Comm 297G: Media, Governance, Power
As communication technologies and the media have become an increasingly central part of our everyday lives across almost all aspects of our lives, it becomes crucial to understand broader questions about the design, use and accountability of increasingly global communication technologies and transnational media systems. This course introduces students to the basics of political economic and critical historical approaches to the study of communication. We will approach the central questions of “Who controls communication?” in historical perspective—from the 19th century and the height of the Western Colonial Empire to the current era of globalization. This course is designed to introduce you to a set of theories about communication technologies and mass media, by considering the changing relationship between the state—the nation state, suprastate institutional actors as well as local authorities—and the market, across different societies. We will examine the history and future of “global communication” from underwater cables and the telegraph, to radio and television and finally the Internet “revolution” and the spread of mobile media. We will rely on scholarly articles and books as well as journalistic writing, fiction and documentary film to provide background, context and a range of opinions on relevant topics. In order to do well in this course, you will be expected to BOTH attend class regularly and keep up with readings.
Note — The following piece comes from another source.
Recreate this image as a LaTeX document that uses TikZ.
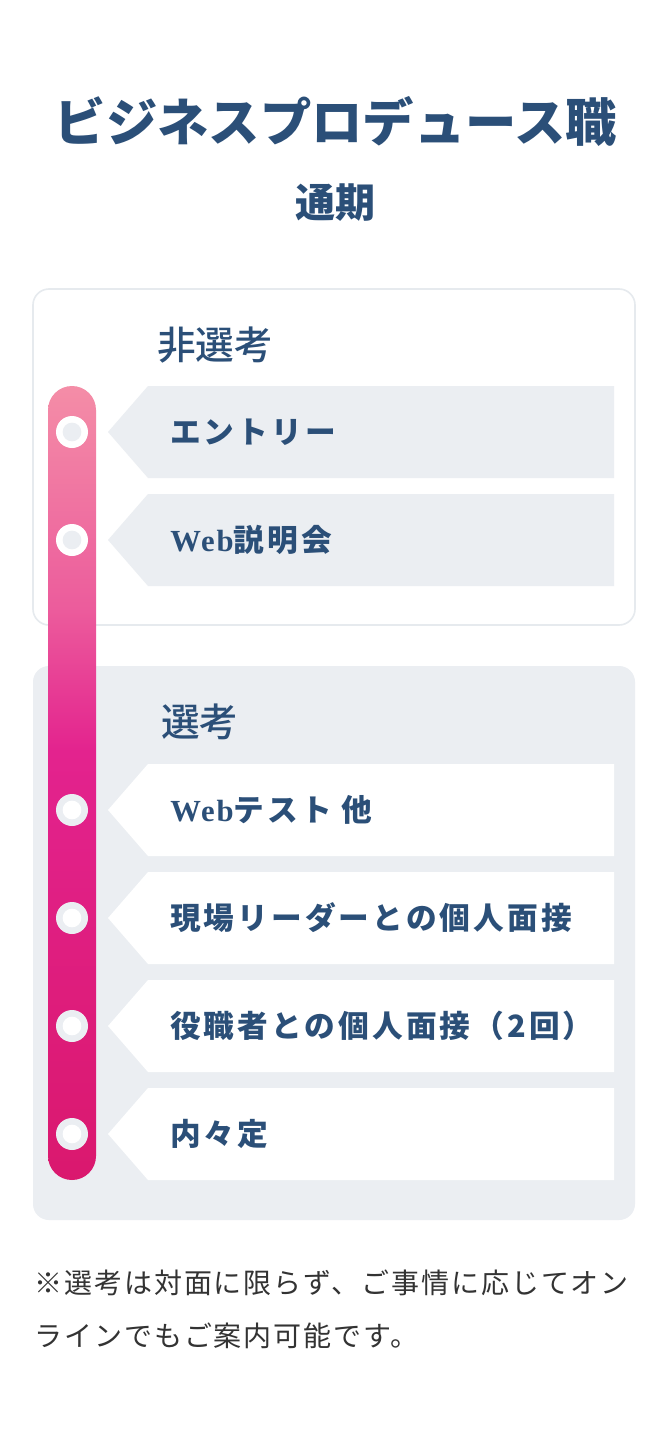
\documentclass[tikz,border=0pt]{standalone}
\usepackage{fontspec}
\setmainfont{Noto Sans CJK JP}
\newfontfamily\jpmed{Noto Sans CJK JP Medium}
\newfontfamily\stepfont{Noto Sans CJK JP}[LetterSpace=10]
\newfontfamily\webfont{Liberation Serif}[LetterSpace=6]
\newfontfamily\notefont{Noto Sans CJK JP}[LetterSpace=7]
\definecolor{navy}{HTML}{2B4F78}
\definecolor{panel}{HTML}{EBEEF2}
\definecolor{edge}{HTML}{E6EAEE}
\definecolor{notegray}{HTML}{333333}
\definecolor{bartop}{HTML}{F48DA7}
\definecolor{barpink}{HTML}{EC5C9C}
\definecolor{barmid}{HTML}{E3238E}
\definecolor{barbot}{HTML}{DA186E}
\pgfdeclareverticalshading{bargrad}{100bp}{color(0bp)=(barbot); color(25bp)=(barbot);
  color(52bp)=(barmid); color(61bp)=(barpink); color(75bp)=(bartop); color(100bp)=(bartop)}
\newcommand{\web}{{\webfont\bfseries Web}}
\begin{document}
\begin{tikzpicture}[x=0.75pt,y=-0.75pt,
        steptext/.style={anchor=west,inner sep=0pt,text=navy,
          font=\stepfont\bfseries\fontsize{23pt}{23pt}\selectfont},
        steparrow/.style={fill=#1},
        section/.style={anchor=west,inner sep=0pt,text=navy,
          font=\jpmed\fontsize{29pt}{29pt}\selectfont},
        dotring/.style={circle,fill=#1,minimum size=24pt,inner sep=0pt}]
        \useasboundingbox[fill=white] (0,0) rectangle (670,1434);
        % heading
        \node[text=navy,font=\bfseries\fontsize{38.5pt}{38.5pt}\selectfont] (title) at (336,121) {ビジネスプロデュース職};
        \node[text=navy,font=\bfseries\fontsize{30pt}{30pt}\selectfont] (period) at (335,203) {通期};
        % panels
        \draw[edge,fill=white,line width=1.2pt,rounded corners=12pt] (33,289) rectangle (635,625);
        \fill[panel,rounded corners=12pt] (33,666) rectangle (635,1220);
        \node[section] (nonsel) at (157,345) {非選考};
        \node[section] (sel) at (161,722) {選考};
        % steps
        \foreach \y/\c [count=\i] in {432/panel,540/panel,810/white,918/white,1026/white,1134/white}
          \fill[steparrow=\c] (108,\y) -- (148,\y-46) -- (614,\y-46) -- (614,\y+46) -- (148,\y+46) -- cycle;
        \node[steptext] (entry) at (170,432) {エントリー};
        \node[steptext] (briefing) at (170,540) {\web 説明会};
        \node[steptext] (test) at (170,810) {\web テスト 他};
        \node[steptext] (leader) at (170,918) {現場リーダーとの個人面接};
        \node[steptext] (manager) at (170,1026) {役職者との個人面接（2回）};
        \node[steptext] (offer) at (170,1134) {内々定};
        % timeline bar
        \shade[shading=bargrad,rounded corners=18pt] (48,386) rectangle (96,1180);
        \foreach \y/\a/\b [count=\i] in {432/white/panel,540/white/panel,810/panel/white,918/panel/white,1026/panel/white,1134/panel/white}{
          \node[dotring=\a] (ring\i) at (72,\y) {};
          \node[dotring=\b,minimum size=14pt] (hole\i) at (72,\y) {};
        }
        % note
        \node[anchor=west,inner sep=0pt,text=notegray,font=\notefont\fontsize{21pt}{21pt}\selectfont] (note1) at (34,1283) {※選考は対面に限らず、ご事情に応じてオン};
        \node[anchor=west,inner sep=0pt,text=notegray,font=\notefont\fontsize{21pt}{21pt}\selectfont] (note2) at (34,1336) {ラインでもご案内可能です。};
      \end{tikzpicture}
\end{document}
Comm 791C: Modernity and Inequalities
This seminar explores the lived experience of plural modernities in the context of growing global inequalities. In topical debates about the impact of globalization it is accepted both by advocates and critics of neoliberalism that growing spatial, material and existential disparities are transforming the political horizons of democracy and development. The intensification of inequalities between rural and urban areas, between migrants and citizens, formal and informal workers are compounded by differences in race, caste, ethnicity and gender. At the same time, ethnographic researchers have emphasized the need to pay attention to cultural difference in studying the varied experiences of development, modernization, and struggles over citizenship and social transformation. This seminar will cover a number of interdisciplinary perspectives on new inequalities as well as a range of empirical ethnographic studies set in Africa, Asia and Latin America. In addition to weekly readings, students will be expected to write a substantive literature review OR an original research paper related to the materials covered in class. The class is open to graduate students in communication as well as graduate students in other fields with strong interests in an ethnographic approach to development, international political economy and postcolonial theory.